A federal bill called the Untraceable Firearms Act introduced in May would outlaw ghost guns. Also in May, the Justice Department proposed a rule that would make it illegal to sell ghost guns without a serial number. The Justice Department also launched a strike force to target ghost gun manufacturers in Chicago, Los Angeles, New York, Washington and California’s Bay Area.
“This is a nationwide problem.” J. Adam Skaggs, chief counsel and policy director of the Giffords Law Center to Prevent Gun Violence, told us. “The entire structure of these companies is designed to facilitate illegal conduct.”
John Feinblatt, president of Everytown for Gun Safety, has called ghost guns “the fastest growing gun safety threat in the country.”
Under current rules, the ATF allows kits that are 80% assembled or less to be sold online and at gun shows without background checks or serial numbers. In March, Illinois Attorney General Kwame Raoul and other attorneys general called for requiring background checks and serial numbers for those weapons.
On Aug. 13, Gov. J.B. Pritzker signed a law saying firearms parts that could be assembled to make operable weapons can be seized when a firearms restraining order is granted. But a 2019 bill to ban ghost guns entirely never came out of committee, taking a back seat to other measures aimed at reducing gun violence. The Legislature needs to dust off the bill and take action in case federal initiatives fail.
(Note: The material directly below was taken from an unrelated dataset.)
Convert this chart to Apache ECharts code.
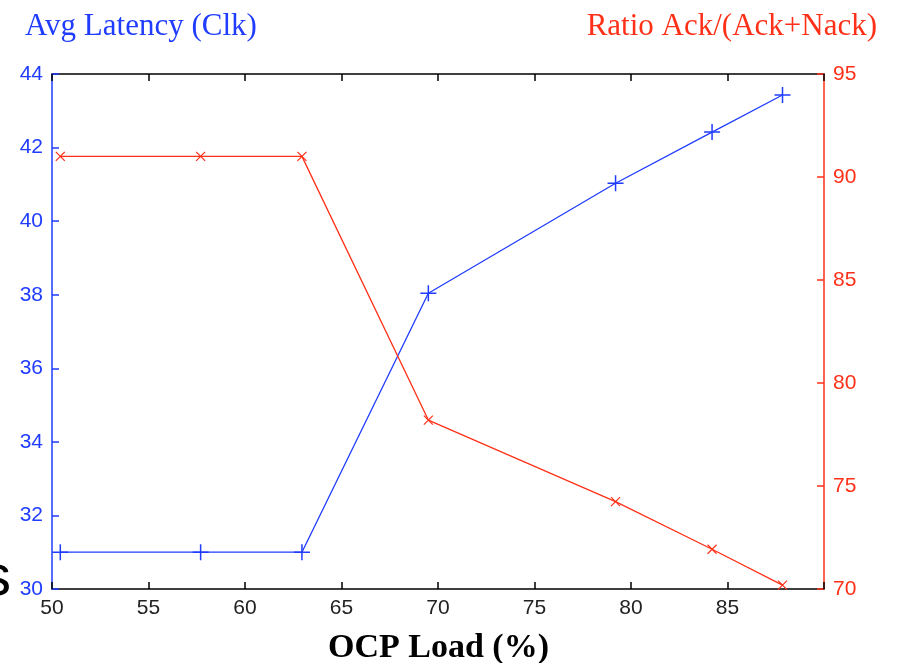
<!DOCTYPE html>
<html><head><meta charset="utf-8">
<script src="https://cdn.jsdelivr.net/npm/echarts@6/dist/echarts.min.js"></script>
<style>html,body{margin:0;padding:0;background:#fff}#c{width:897px;height:663px}</style>
</head><body><div id="c"></div>
<script>
const loadX = [50.43, 57.7, 62.95, 69.5, 79.2, 84.2, 87.85];
const latency = [31.0, 31.0, 31.0, 38.04, 41.03, 42.42, 43.43];
const ratio = [91.0, 91.0, 91.0, 78.2, 74.24, 71.93, 70.19];
const xTicks = [50, 55, 60, 65, 70, 75, 80, 85, 90];

const BLUE = '#1f3cff', RED = '#ff3018';
const chart = echarts.init(document.getElementById('c'));
const plus = 'path://M0,5L10,5M5,0L5,10';
const cross = 'path://M0,0L10,10M0,10L10,0';
chart.setOption({
  animation: false,
  grid: {left: 52, right: 73, top: 74, bottom: 74, containLabel: false},
  title: [
    {text: 'Avg Latency (Clk)', left: 20, top: 6, textStyle: {fontFamily: 'Liberation Serif', fontSize: 31, fontWeight: 'normal', color: BLUE}},
    {text: 'Ratio Ack/(Ack+Nack)', right: 15, top: 6, textStyle: {fontFamily: 'Liberation Serif', fontSize: 31, fontWeight: 'normal', color: RED}},
    {text: 'OCP Load (%)', left: 323, top: 626, textStyle: {fontFamily: 'Liberation Serif', fontSize: 34, fontWeight: 'bold', color: '#000'}}
  ],
  graphic: [{type: 'text', left: -18, top: 550, style: {text: 's', font: '58px "Liberation Sans"', fill: '#000'}}],
  xAxis: [
    {type: 'value', min: xTicks[0], max: xTicks[xTicks.length - 1], interval: 5, position: 'bottom',
     axisLine: {lineStyle: {color: '#000', width: 1.5}},
     axisTick: {inside: true, length: 7, lineStyle: {color: '#000', width: 1.5}},
     axisLabel: {color: '#222', fontFamily: 'Liberation Sans', fontSize: 21, margin: 9,
       formatter: v => (v === 90 ? '' : String(v))},
     splitLine: {show: false}},
    {type: 'value', min: xTicks[0], max: xTicks[xTicks.length - 1], interval: 5, position: 'top',
     axisLine: {lineStyle: {color: '#000', width: 1.5}},
     axisTick: {inside: true, length: 7, lineStyle: {color: '#000', width: 1.5}},
     axisLabel: {show: false}, splitLine: {show: false}}
  ],
  yAxis: [
    {type: 'value', min: 30, max: 44, interval: 2, position: 'left',
     axisLine: {show: true, lineStyle: {color: BLUE, width: 1.5}},
     axisTick: {show: true, inside: true, length: 7, lineStyle: {color: BLUE, width: 1.5}},
     axisLabel: {color: BLUE, fontFamily: 'Liberation Sans', fontSize: 21, margin: 9},
     splitLine: {show: false}},
    {type: 'value', min: 70, max: 95, interval: 5, position: 'right',
     axisLine: {show: true, lineStyle: {color: RED, width: 1.5}},
     axisTick: {show: true, inside: true, length: 7, lineStyle: {color: RED, width: 1.5}},
     axisLabel: {color: RED, fontFamily: 'Liberation Sans', fontSize: 21, margin: 9},
     splitLine: {show: false}}
  ],
  series: [
    {type: 'line', yAxisIndex: 0, data: loadX.map((x, i) => [x, latency[i]]),
     symbol: plus, symbolSize: 16, lineStyle: {color: BLUE, width: 1.3},
     itemStyle: {color: BLUE, borderColor: BLUE, borderWidth: 1.5}},
    {type: 'line', yAxisIndex: 1, data: loadX.map((x, i) => [x, ratio[i]]),
     symbol: cross, symbolSize: 9, lineStyle: {color: RED, width: 1.3},
     itemStyle: {color: RED, borderColor: RED, borderWidth: 1.2}}
  ]
});
</script></body></html>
Earlier this month, the Giffords Center in partnership with San Francisco, where ghost guns increasingly are used in murders, attempted murders and assaults, sued three online retailers for selling ghost guns. Last year, in partnership with California, Giffords sued ghost gun manufacturers on behalf parents whose children were slain by a ghost gun. That suit has been put on hold pending the results of the new federal rulemaking, which is a lengthy process.
Other lawsuits have been filed as well. Last year, Chicago and three other cities sued the federal government to stop ghost guns from proliferating. Also last year, 20 states and the District of Columbia sued to prevent blueprints for making guns on 3-D printers to be posted on the internet.
Neither the federal nor state government should wait for the lawsuits to play out. Ghost guns are becoming more common and more of a threat. It’s time to ban them.